Die Nachricht kam recht überraschend an einem Freitagnachmittag, kurz vor dem Start ins Wochenende: Die bisherige Tierschutzbeauftragte des Landes, Michaela Dämmrich, geht in den Ruhestand – und Agrarministerin Miriam Staudte (Grüne) hat eine Nachfolgerin berufen, die Veterinärmedizinerin Julia Pfeiffer-Schlichting. Sie freue sich, sagte die Ministerin am 3. Mai, dass sie „eine ausgewiesene Fachfrau für das verantwortungsvolle Amt der Landestierschutzbeauftragten gewinnen konnte“. Das klingt so, als wenn nach intensiver Suche unter vielen guten Kandidaten die beste Bewerberin ausgewählt werden konnte. Doch es gibt nun Zweifel, dass die Suche tatsächlich so ausgedehnt war. Vielmehr gibt es Hinweise auf eine schon von langer Hand geplante Besetzung der Position mit der Bewerberin. Das ist nicht rechtswidrig, sondern kommt in der Landesverwaltung immer wieder vor. Aber dieses Vorgehen entwertet den Sinn der Ausschreibung – nämlich den Versuch, die besten Kräfte für eine Bewerbung zu gewinnen.

Auf Anfrage des Politikjournals Rundblick erklärt das Agrarministerium, es habe eine Ausschreibung gegeben und es hätten sich auch mehrere Bewerber gemeldet. Dennoch reagieren selbst Agrarexperten überrascht auf den Wechsel. Groß herumgesprochen hatte sich die Suche nach der Dämmrich-Nachfolge offenkundig nicht. Die Ausschreibung selbst ist offenbar auf niedrigem Niveau gehalten worden, anders als etwa vor wenigen Monaten, als ein neuer Landesbehindertenbeauftragter gesucht worden war.
Nun liegt die Vermutung nah, dass dies absichtlich geschah, da Pfeiffer-Schlichting intern schon ausgeguckt worden war. Sie war bis Ende März dieses Jahres Leiterin des „Fachdienstes Veterinärdienst und Lebensmittelüberwachung“ beim Landkreis Lüneburg und wurde nach A16 besoldet.
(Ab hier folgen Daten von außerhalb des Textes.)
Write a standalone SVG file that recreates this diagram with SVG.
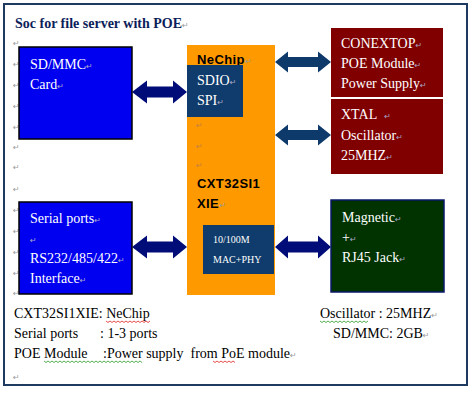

Dann wurde sie auf eigenen Wunsch vom Landkreis zum Land versetzt auf die Position einer Vize-Leiterin des Referates 205 (Futtermittelüberwachung). Mit diesem Schritt war sie zum 1. April dieses Jahres im Landesdienst – und hatte damit eine gute Basis für die Bewerbung zur Tierschutzbeauftragten, deren Stelle zum 1. Mai 2024 frei wurde, also vier Wochen später. Da dieses Amt ebenfalls nach A16 besoldet wird, bedeutet der Aufstieg von Pfeiffer-Schlichting für sie keine Gehaltsverbesserung – wohl aber einen Sprung in eine wichtige Position. Es gibt Hinweise, dass ihre Stelle als Vize-Referatsleiterin, die sie nur wenige Wochen bis zur Beauftragten-Berufung innehatte, zuvor gar nicht ausgeschrieben war. Ist sie also mit einem Trick in die Landesverwaltung gehievt worden?
Laut Agrarministerium ist die Tierschutzbeauftragte unabhängig. „Sie berät die Landesregierung bei Tierschutzfragen, ist Ansprechperson für Bürger, Verbände und Tierhalter.“ Ihre Expertise sei auch gefragt, wenn Rechts- und Verwaltungsvorschriften zum Tierschutz formuliert werden sollen. Was die Unabhängigkeit angeht, dürfte Pfeiffer-Schlichting allerdings mit einigen Vorurteilen zu kämpfen haben. Sie ist Grünen-Ratsfrau im Stadtrat von Bad Bevensen (Kreis Uelzen), außerdem wird sie auf der Website des Vereins „Tierärzte für verantwortbare Landwirtschaft“ (TfvL) noch als Pressesprecherin erwähnt. Dieser Verein wirbt für einen „Systemwechsel hin zu regionaler, naturerhaltender Landwirtschaft in bäuerlichen Strukturen“. Im Mai 2023 hatte die Tierschutzorganisation „Aninova“ geheime Videoaufnahmen aus Schweineställen in Nordrhein-Westfalen angefertigt und darauf Verstöße gegen den Tierschutz dokumentiert. Pfeiffer-Schlichting und eine Kollegin von TfvL hatten auf Bitten der Tierschutzorganisation die Hinweise begutachtet und Mängel festgestellt – woraufhin „Aninova“ eine Strafanzeige stellte.